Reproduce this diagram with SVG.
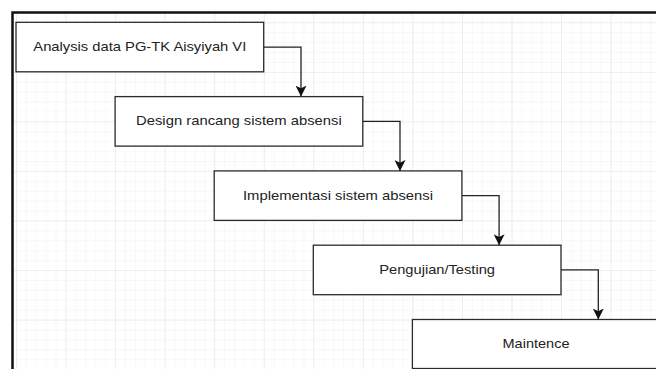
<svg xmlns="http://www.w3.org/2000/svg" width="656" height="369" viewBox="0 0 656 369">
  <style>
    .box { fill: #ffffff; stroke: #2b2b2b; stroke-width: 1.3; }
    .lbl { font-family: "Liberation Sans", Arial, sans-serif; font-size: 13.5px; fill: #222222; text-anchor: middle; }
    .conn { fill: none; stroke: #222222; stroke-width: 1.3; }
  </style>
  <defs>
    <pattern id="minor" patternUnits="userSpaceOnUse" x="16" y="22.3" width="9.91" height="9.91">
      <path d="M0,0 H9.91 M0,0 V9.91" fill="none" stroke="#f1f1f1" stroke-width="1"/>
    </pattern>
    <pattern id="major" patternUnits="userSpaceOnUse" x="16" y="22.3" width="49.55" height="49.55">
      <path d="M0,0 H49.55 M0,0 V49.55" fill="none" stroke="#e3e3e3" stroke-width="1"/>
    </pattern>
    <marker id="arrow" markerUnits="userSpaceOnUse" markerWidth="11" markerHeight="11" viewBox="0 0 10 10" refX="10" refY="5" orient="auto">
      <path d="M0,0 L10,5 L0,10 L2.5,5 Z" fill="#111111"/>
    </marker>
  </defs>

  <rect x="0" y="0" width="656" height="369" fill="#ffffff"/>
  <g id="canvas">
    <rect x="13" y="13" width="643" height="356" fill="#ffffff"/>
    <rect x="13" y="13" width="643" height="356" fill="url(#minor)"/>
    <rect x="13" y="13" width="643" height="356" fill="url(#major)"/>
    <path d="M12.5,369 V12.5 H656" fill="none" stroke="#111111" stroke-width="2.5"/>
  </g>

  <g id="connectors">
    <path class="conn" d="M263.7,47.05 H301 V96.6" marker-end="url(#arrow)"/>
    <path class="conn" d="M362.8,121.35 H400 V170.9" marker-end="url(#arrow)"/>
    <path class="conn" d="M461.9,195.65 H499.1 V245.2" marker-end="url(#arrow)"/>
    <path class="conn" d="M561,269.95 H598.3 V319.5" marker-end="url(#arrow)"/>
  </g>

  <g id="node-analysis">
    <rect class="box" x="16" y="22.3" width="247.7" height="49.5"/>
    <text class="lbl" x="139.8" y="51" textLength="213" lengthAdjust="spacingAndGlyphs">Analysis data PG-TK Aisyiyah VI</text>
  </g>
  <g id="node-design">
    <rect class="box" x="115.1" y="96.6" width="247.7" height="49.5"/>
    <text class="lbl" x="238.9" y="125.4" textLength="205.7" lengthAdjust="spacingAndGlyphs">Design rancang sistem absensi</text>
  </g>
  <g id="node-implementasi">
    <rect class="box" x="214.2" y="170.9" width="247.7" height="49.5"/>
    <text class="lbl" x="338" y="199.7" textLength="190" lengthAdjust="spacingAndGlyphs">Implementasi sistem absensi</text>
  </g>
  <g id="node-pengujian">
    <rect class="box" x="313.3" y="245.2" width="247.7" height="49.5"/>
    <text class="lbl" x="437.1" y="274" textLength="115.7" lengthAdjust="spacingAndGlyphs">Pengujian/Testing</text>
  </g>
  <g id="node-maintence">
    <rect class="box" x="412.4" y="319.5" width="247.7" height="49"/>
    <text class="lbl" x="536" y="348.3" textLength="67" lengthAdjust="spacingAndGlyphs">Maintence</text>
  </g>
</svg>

• WHAT THIS TASK INVOLVES: Copy the listing over exactly, skipping the pictures it holds.

• REPLY:
Reproduce this diagram with SVG.
<svg xmlns="http://www.w3.org/2000/svg" width="656" height="369" viewBox="0 0 656 369">
  <style>
    .box { fill: #ffffff; stroke: #2b2b2b; stroke-width: 1.3; }
    .lbl { font-family: "Liberation Sans", Arial, sans-serif; font-size: 13.5px; fill: #222222; text-anchor: middle; }
    .conn { fill: none; stroke: #222222; stroke-width: 1.3; }
  </style>
  <defs>
    <pattern id="minor" patternUnits="userSpaceOnUse" x="16" y="22.3" width="9.91" height="9.91">
      <path d="M0,0 H9.91 M0,0 V9.91" fill="none" stroke="#f1f1f1" stroke-width="1"/>
    </pattern>
    <pattern id="major" patternUnits="userSpaceOnUse" x="16" y="22.3" width="49.55" height="49.55">
      <path d="M0,0 H49.55 M0,0 V49.55" fill="none" stroke="#e3e3e3" stroke-width="1"/>
    </pattern>
    <marker id="arrow" markerUnits="userSpaceOnUse" markerWidth="11" markerHeight="11" viewBox="0 0 10 10" refX="10" refY="5" orient="auto">
      <path d="M0,0 L10,5 L0,10 L2.5,5 Z" fill="#111111"/>
    </marker>
  </defs>

  <rect x="0" y="0" width="656" height="369" fill="#ffffff"/>
  <g id="canvas">
    <rect x="13" y="13" width="643" height="356" fill="#ffffff"/>
    <rect x="13" y="13" width="643" height="356" fill="url(#minor)"/>
    <rect x="13" y="13" width="643" height="356" fill="url(#major)"/>
    <path d="M12.5,369 V12.5 H656" fill="none" stroke="#111111" stroke-width="2.5"/>
  </g>

  <g id="connectors">
    <path class="conn" d="M263.7,47.05 H301 V96.6" marker-end="url(#arrow)"/>
    <path class="conn" d="M362.8,121.35 H400 V170.9" marker-end="url(#arrow)"/>
    <path class="conn" d="M461.9,195.65 H499.1 V245.2" marker-end="url(#arrow)"/>
    <path class="conn" d="M561,269.95 H598.3 V319.5" marker-end="url(#arrow)"/>
  </g>

  <g id="node-analysis">
    <rect class="box" x="16" y="22.3" width="247.7" height="49.5"/>
    <text class="lbl" x="139.8" y="51" textLength="213" lengthAdjust="spacingAndGlyphs">Analysis data PG-TK Aisyiyah VI</text>
  </g>
  <g id="node-design">
    <rect class="box" x="115.1" y="96.6" width="247.7" height="49.5"/>
    <text class="lbl" x="238.9" y="125.4" textLength="205.7" lengthAdjust="spacingAndGlyphs">Design rancang sistem absensi</text>
  </g>
  <g id="node-implementasi">
    <rect class="box" x="214.2" y="170.9" width="247.7" height="49.5"/>
    <text class="lbl" x="338" y="199.7" textLength="190" lengthAdjust="spacingAndGlyphs">Implementasi sistem absensi</text>
  </g>
  <g id="node-pengujian">
    <rect class="box" x="313.3" y="245.2" width="247.7" height="49.5"/>
    <text class="lbl" x="437.1" y="274" textLength="115.7" lengthAdjust="spacingAndGlyphs">Pengujian/Testing</text>
  </g>
  <g id="node-maintence">
    <rect class="box" x="412.4" y="319.5" width="247.7" height="49"/>
    <text class="lbl" x="536" y="348.3" textLength="67" lengthAdjust="spacingAndGlyphs">Maintence</text>
  </g>
</svg>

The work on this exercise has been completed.